The city of Hartford, Conn., the capital of America's richest state, may be headed for bankruptcy. And one reason is that it can't count on seeing the money it needs from a state government that has stomach-churning budget problems of its own.
The state's budget hole is at least $2.3 billion for the fiscal year that's already begun.
It's a curious story of grinding financial problems in a state that leads the nation in per capita personal income. And financial problems aren't the only bad news. The state has been losing population, and even giant insurer Aetna just decided to pick up and move, quitting a state that's been its home for 164 years.
Aetna didn't bother sugarcoating it, either. In a nutshell, Aetna's CEO said the employees it needs to attract to succeed are just the kind of people who would never want to live in a place like Connecticut.
There's a usual-suspects list of explanations for how the state got itself into a financial bind, including a whopping public employee pension shortfall that took years of mismanagement to create.
Yet it's hard to miss one fact — Connecticut's individual income tax collections have slid, recently coming in far below what had been forecast and lower than had been collected last year.

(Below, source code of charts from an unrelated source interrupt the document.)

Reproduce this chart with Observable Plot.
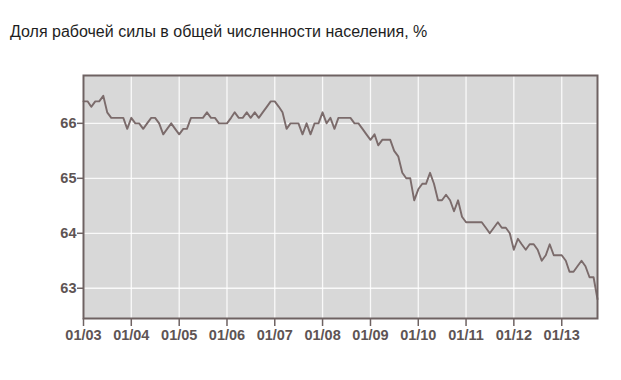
<!DOCTYPE html>
<html><head><meta charset="utf-8">
<script src="https://cdn.jsdelivr.net/npm/d3@7"></script>
<script src="https://cdn.jsdelivr.net/npm/@observablehq/plot@0.6"></script>
<style>
body{margin:0;background:#fff;}
#title{font-family:"Liberation Sans",Arial,sans-serif;font-size:16px;color:#1e1e1e;height:50px;box-sizing:border-box;padding:23px 0 0 10px;line-height:18px;white-space:nowrap;}
#chart svg{display:block;}
</style></head><body>
<div id="title">Доля рабочей силы в общей численности населения, %</div>
<div id="chart"></div>
<script>
// Monthly labour force participation rate, %, Jan 2003 – Oct 2013
const lfpr2003 = [66.4, 66.4, 66.3, 66.4, 66.4, 66.5, 66.2, 66.1, 66.1, 66.1, 66.1, 65.9];
const lfpr2004 = [66.1, 66.0, 66.0, 65.9, 66.0, 66.1, 66.1, 66.0, 65.8, 65.9, 66.0, 65.9];
const lfpr2005 = [65.8, 65.9, 65.9, 66.1, 66.1, 66.1, 66.1, 66.2, 66.1, 66.1, 66.0, 66.0];
const lfpr2006 = [66.0, 66.1, 66.2, 66.1, 66.1, 66.2, 66.1, 66.2, 66.1, 66.2, 66.3, 66.4];
const lfpr2007 = [66.4, 66.3, 66.2, 65.9, 66.0, 66.0, 66.0, 65.8, 66.0, 65.8, 66.0, 66.0];
const lfpr2008 = [66.2, 66.0, 66.1, 65.9, 66.1, 66.1, 66.1, 66.1, 66.0, 66.0, 65.9, 65.8];
const lfpr2009 = [65.7, 65.8, 65.6, 65.7, 65.7, 65.7, 65.5, 65.4, 65.1, 65.0, 65.0, 64.6];
const lfpr2010 = [64.8, 64.9, 64.9, 65.1, 64.9, 64.6, 64.6, 64.7, 64.6, 64.4, 64.6, 64.3];
const lfpr2011 = [64.2, 64.2, 64.2, 64.2, 64.2, 64.1, 64.0, 64.1, 64.2, 64.1, 64.1, 64.0];
const lfpr2012 = [63.7, 63.9, 63.8, 63.7, 63.8, 63.8, 63.7, 63.5, 63.6, 63.8, 63.6, 63.6];
const lfpr2013 = [63.6, 63.5, 63.3, 63.3, 63.4, 63.5, 63.4, 63.2, 63.2, 62.8];

const years = [2003, 2004, 2005, 2006, 2007, 2008, 2009, 2010, 2011, 2012, 2013];
const series = [lfpr2003, lfpr2004, lfpr2005, lfpr2006, lfpr2007, lfpr2008, lfpr2009, lfpr2010, lfpr2011, lfpr2012, lfpr2013];
const xTickLabels = ["01/03","01/04","01/05","01/06","01/07","01/08","01/09","01/10","01/11","01/12","01/13"];
const yTicks = [63, 64, 65, 66];
const yTickLabels = ["63", "64", "65", "66"];

const data = [];
years.forEach((y, i) => series[i].forEach((v, m) => data.push({date: new Date(Date.UTC(y, m, 1)), value: v})));
const tickDates = years.map(y => new Date(Date.UTC(y, 0, 1)));
const labelOf = new Map(tickDates.map((d, i) => [+d, xTickLabels[i]]));
const yLabelOf = new Map(yTicks.map((t, i) => [t, yTickLabels[i]]));

const gridStyle = {stroke: "#ffffff", strokeOpacity: 0.85, strokeWidth: 1.3};
const axisColor = "#6e6262";

const chart = Plot.plot({
  width: 621,
  height: 330,
  marginTop: 25,
  marginLeft: 83,
  marginRight: 24,
  marginBottom: 62,
  style: {fontFamily: "'Liberation Sans', Arial, sans-serif", fontSize: "14.5px", fontWeight: "bold", background: "white"},
  x: {type: "utc", domain: [data[0].date, data[data.length - 1].date]},
  y: {domain: [62.45, 66.87]},
  marks: [
    Plot.frame({fill: "#d8d8d8"}),
    Plot.gridX(tickDates, gridStyle),
    Plot.gridY(yTicks, gridStyle),
    Plot.line(data, {x: "date", y: "value", stroke: "#7b6b6b", strokeWidth: 1.9}),
    Plot.frame({stroke: axisColor, strokeWidth: 2}),
    Plot.axisX(tickDates, {tickFormat: d => labelOf.get(+d), tickSize: 8, tickPadding: 3, label: null, stroke: axisColor, strokeWidth: 1.5, fill: "#5e5454"}),
    Plot.axisY(yTicks, {tickFormat: t => yLabelOf.get(t), tickSize: 6, tickPadding: 1, label: null, stroke: axisColor, strokeWidth: 1.5, fill: "#5e5454"})
  ]
});
document.getElementById("chart").appendChild(chart);
</script>
</body></html>
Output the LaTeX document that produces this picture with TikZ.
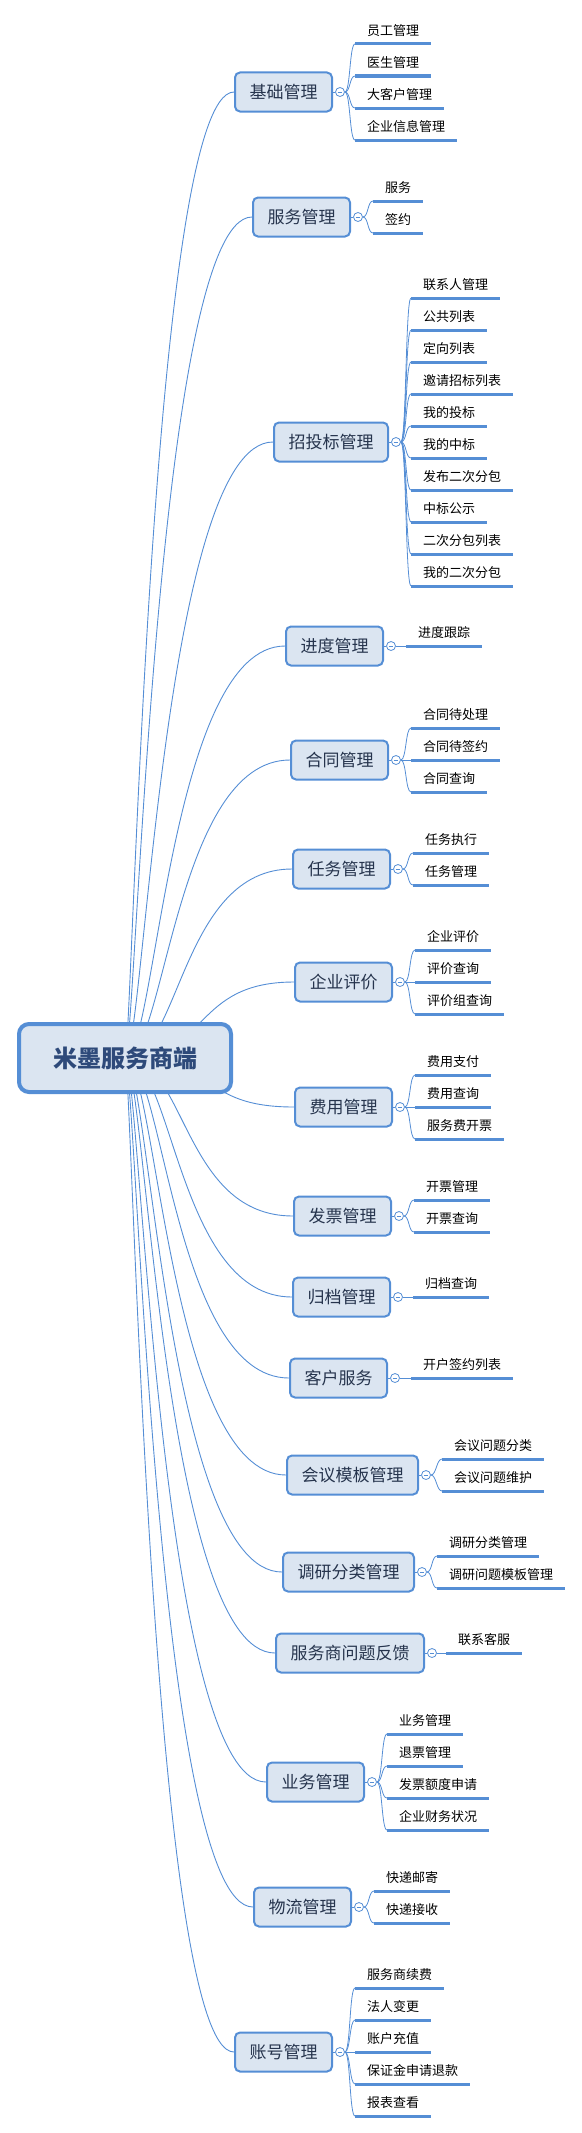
\documentclass[tikz,border=0pt]{standalone}
\usepackage{fontspec}
\usetikzlibrary{backgrounds}
\newfontfamily\cjk{Noto Sans CJK SC}
\definecolor{mapblue}{HTML}{558ED5}
\definecolor{mapfill}{HTML}{DBE5F1}
\definecolor{rootink}{HTML}{2E4A7A}
\definecolor{topicink}{HTML}{26344D}
\tikzset{
  root/.style={draw=mapblue, line width=4pt, rounded corners=10pt, fill=mapfill,
    minimum width=212pt, minimum height=68pt, text=rootink,
    font=\cjk\bfseries\fontsize{24}{28}\selectfont},
  topic/.style={draw=mapblue, line width=2pt, rounded corners=5pt, fill=mapfill,
    anchor=west, inner xsep=14.5pt, minimum height=39pt, text=topicink,
    font=\cjk\fontsize{17}{20}\selectfont},
  fold/.style={circle, draw=mapblue, fill=white, line width=.8pt, minimum size=9pt,
    inner sep=0pt, path picture={\draw[mapblue, line width=.8pt]
      ([xshift=-2.3pt]path picture bounding box.center) --
      ([xshift=2.3pt]path picture bounding box.center);}},
  leaf/.style={anchor=south west, inner xsep=12pt, inner ysep=7pt,
    font=\cjk\fontsize{13}{16}\selectfont,
    append after command={(\tikzlastnode.south west) edge[leafline] (\tikzlastnode.south east)}},
  leafline/.style={draw=mapblue, line width=3pt},
  branch/.style={draw=mapblue, line width=.9pt, out=0, in=180},
  twig/.style={draw=mapblue, line width=.8pt, out=0, in=180, out distance=5.5pt, in distance=5.5pt},
}
\begin{document}
\begin{tikzpicture}[x=1pt, y=-1pt]
      \useasboundingbox (0,0) rectangle (581,2133);
      % centre and main topics
      \node[root] (root) at (125,1058) {米墨服务商端};
      \node[topic] (jichu) at (234,92) {基础管理};
      \node[topic] (fuwu) at (252,217) {服务管理};
      \node[topic] (zhaotou) at (273,442) {招投标管理};
      \node[topic] (jindu) at (285,646) {进度管理};
      \node[topic] (hetong) at (290,760) {合同管理};
      \node[topic] (renwu) at (292,869) {任务管理};
      \node[topic] (pingjia) at (294,982) {企业评价};
      \node[topic] (feiyong) at (294,1107) {费用管理};
      \node[topic] (fapiao) at (293,1216) {发票管理};
      \node[topic] (guidang) at (292,1297) {归档管理};
      \node[topic] (kehu) at (289,1378) {客户服务};
      \node[topic] (huiyi) at (286,1475) {会议模板管理};
      \node[topic] (diaoyan) at (282,1572) {调研分类管理};
      \node[topic] (fankui) at (275,1653) {服务商问题反馈};
      \node[topic] (yewu) at (266,1782) {业务管理};
      \node[topic] (wuliu) at (253,1907) {物流管理};
      \node[topic] (zhanghao) at (234,2052) {账号管理};
      % fold marks
      \foreach \t in {jichu,fuwu,zhaotou,jindu,hetong,renwu,pingjia,feiyong,fapiao,
        guidang,kehu,huiyi,diaoyan,fankui,yewu,wuliu,zhanghao}
        \node[fold] (\t-f) at ([xshift=7pt]\t.east) {};
      % subtopics
      \node[leaf] (jichu-1) at (355,44) {员工管理};
      \node[leaf] (jichu-2) at (355,76) {医生管理};
      \node[leaf] (jichu-3) at (355,108) {大客户管理};
      \node[leaf] (jichu-4) at (355,140) {企业信息管理};
      \node[leaf] (fuwu-1) at (373,201) {服务};
      \node[leaf] (fuwu-2) at (373,233) {签约};
      \node[leaf] (zhaotou-1) at (411,298) {联系人管理};
      \node[leaf] (zhaotou-2) at (411,330) {公共列表};
      \node[leaf] (zhaotou-3) at (411,362) {定向列表};
      \node[leaf] (zhaotou-4) at (411,394) {邀请招标列表};
      \node[leaf] (zhaotou-5) at (411,426) {我的投标};
      \node[leaf] (zhaotou-6) at (411,458) {我的中标};
      \node[leaf] (zhaotou-7) at (411,490) {发布二次分包};
      \node[leaf] (zhaotou-8) at (411,522) {中标公示};
      \node[leaf] (zhaotou-9) at (411,554) {二次分包列表};
      \node[leaf] (zhaotou-10) at (411,586) {我的二次分包};
      \node[leaf] (jindu-1) at (406,646) {进度跟踪};
      \node[leaf] (hetong-1) at (411,728) {合同待处理};
      \node[leaf] (hetong-2) at (411,760) {合同待签约};
      \node[leaf] (hetong-3) at (411,792) {合同查询};
      \node[leaf] (renwu-1) at (413,853) {任务执行};
      \node[leaf] (renwu-2) at (413,885) {任务管理};
      \node[leaf] (pingjia-1) at (415,950) {企业评价};
      \node[leaf] (pingjia-2) at (415,982) {评价查询};
      \node[leaf] (pingjia-3) at (415,1014) {评价组查询};
      \node[leaf] (feiyong-1) at (415,1075) {费用支付};
      \node[leaf] (feiyong-2) at (415,1107) {费用查询};
      \node[leaf] (feiyong-3) at (415,1139) {服务费开票};
      \node[leaf] (fapiao-1) at (414,1200) {开票管理};
      \node[leaf] (fapiao-2) at (414,1232) {开票查询};
      \node[leaf] (guidang-1) at (413,1297) {归档查询};
      \node[leaf] (kehu-1) at (411,1378) {开户签约列表};
      \node[leaf] (huiyi-1) at (442,1459) {会议问题分类};
      \node[leaf] (huiyi-2) at (442,1491) {会议问题维护};
      \node[leaf] (diaoyan-1) at (437,1556) {调研分类管理};
      \node[leaf] (diaoyan-2) at (437,1588) {调研问题模板管理};
      \node[leaf] (fankui-1) at (446,1653) {联系客服};
      \node[leaf] (yewu-1) at (387,1734) {业务管理};
      \node[leaf] (yewu-2) at (387,1766) {退票管理};
      \node[leaf] (yewu-3) at (387,1798) {发票额度申请};
      \node[leaf] (yewu-4) at (387,1830) {企业财务状况};
      \node[leaf] (wuliu-1) at (374,1891) {快递邮寄};
      \node[leaf] (wuliu-2) at (374,1923) {快递接收};
      \node[leaf] (zhanghao-1) at (355,1988) {服务商续费};
      \node[leaf] (zhanghao-2) at (355,2020) {法人变更};
      \node[leaf] (zhanghao-3) at (355,2052) {账户充值};
      \node[leaf] (zhanghao-4) at (355,2084) {保证金申请退款};
      \node[leaf] (zhanghao-5) at (355,2116) {报表查看};
      \begin{scope}[on background layer]
        % main branches
        \draw[branch, out distance=7pt, in distance=84pt] (root.center) to (jichu.west);
        \draw[branch, out distance=11pt, in distance=97pt] (root.center) to (fuwu.west);
        \draw[branch, out distance=19pt, in distance=110pt] (root.center) to (zhaotou.west);
        \draw[branch, out distance=31pt, in distance=116pt] (root.center) to (jindu.west);
        \draw[branch, out distance=40pt, in distance=115pt] (root.center) to (hetong.west);
        \draw[branch, out distance=55pt, in distance=111pt] (root.center) to (renwu.west);
        \draw[branch, out distance=84pt, in distance=102pt] (root.center) to (pingjia.west);
        \draw[branch, out distance=95pt, in distance=97pt] (root.center) to (feiyong.west);
        \draw[branch, out distance=61pt, in distance=110pt] (root.center) to (fapiao.west);
        \draw[branch, out distance=48pt, in distance=114pt] (root.center) to (guidang.west);
        \draw[branch, out distance=38pt, in distance=115pt] (root.center) to (kehu.west);
        \draw[branch, out distance=31pt, in distance=117pt] (root.center) to (huiyi.west);
        \draw[branch, out distance=24pt, in distance=115pt] (root.center) to (diaoyan.west);
        \draw[branch, out distance=20pt, in distance=112pt] (root.center) to (fankui.west);
        \draw[branch, out distance=15pt, in distance=107pt] (root.center) to (yewu.west);
        \draw[branch, out distance=11pt, in distance=98pt] (root.center) to (wuliu.west);
        \draw[branch, out distance=7pt, in distance=84pt] (root.center) to (zhanghao.west);
        % topic to fold mark
        \foreach \t in {jichu,fuwu,zhaotou,jindu,hetong,renwu,pingjia,feiyong,fapiao,
          guidang,kehu,huiyi,diaoyan,fankui,yewu,wuliu,zhanghao}
          \draw[twig] (\t) -- (\t-f);
        % fold mark to subtopics
        \foreach \n in {1,...,4} \draw[twig] (jichu-f.east) to (jichu-\n.south west);
        \foreach \n in {1,2} \draw[twig] (fuwu-f.east) to (fuwu-\n.south west);
        \foreach \n in {1,...,10} \draw[twig] (zhaotou-f.east) to (zhaotou-\n.south west);
        \draw[twig] (jindu-f.east) to (jindu-1.south west);
        \foreach \n in {1,2,3} \draw[twig] (hetong-f.east) to (hetong-\n.south west);
        \foreach \n in {1,2} \draw[twig] (renwu-f.east) to (renwu-\n.south west);
        \foreach \n in {1,2,3} \draw[twig] (pingjia-f.east) to (pingjia-\n.south west);
        \foreach \n in {1,2,3} \draw[twig] (feiyong-f.east) to (feiyong-\n.south west);
        \foreach \n in {1,2} \draw[twig] (fapiao-f.east) to (fapiao-\n.south west);
        \draw[twig] (guidang-f.east) to (guidang-1.south west);
        \draw[twig] (kehu-f.east) to (kehu-1.south west);
        \foreach \n in {1,2} \draw[twig] (huiyi-f.east) to (huiyi-\n.south west);
        \foreach \n in {1,2} \draw[twig] (diaoyan-f.east) to (diaoyan-\n.south west);
        \draw[twig] (fankui-f.east) to (fankui-1.south west);
        \foreach \n in {1,...,4} \draw[twig] (yewu-f.east) to (yewu-\n.south west);
        \foreach \n in {1,2} \draw[twig] (wuliu-f.east) to (wuliu-\n.south west);
        \foreach \n in {1,...,5} \draw[twig] (zhanghao-f.east) to (zhanghao-\n.south west);
      \end{scope}
    \end{tikzpicture}
\end{document}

You may have already guessed that Connecticut has raised its personal income tax rates for higher income taxpayers, most recently about two years ago. That's what makes what is happening in places like Connecticut well worth studying here in Minnesota, which now has the most progressive individual income tax system in the country, according to the Minnesota Center for Fiscal Excellence.
No two states are alike, of course, and one thing that's striking about Connecticut is how much it depends on income tax revenue from a relatively small number of people. The top 1 percent of income earners usually pay 30 percent or more of individual income taxes. In one telling detail, the state disclosed in the spring that its 100 largest individual taxpayers paid about 45 percent less in taxes than they did the year before.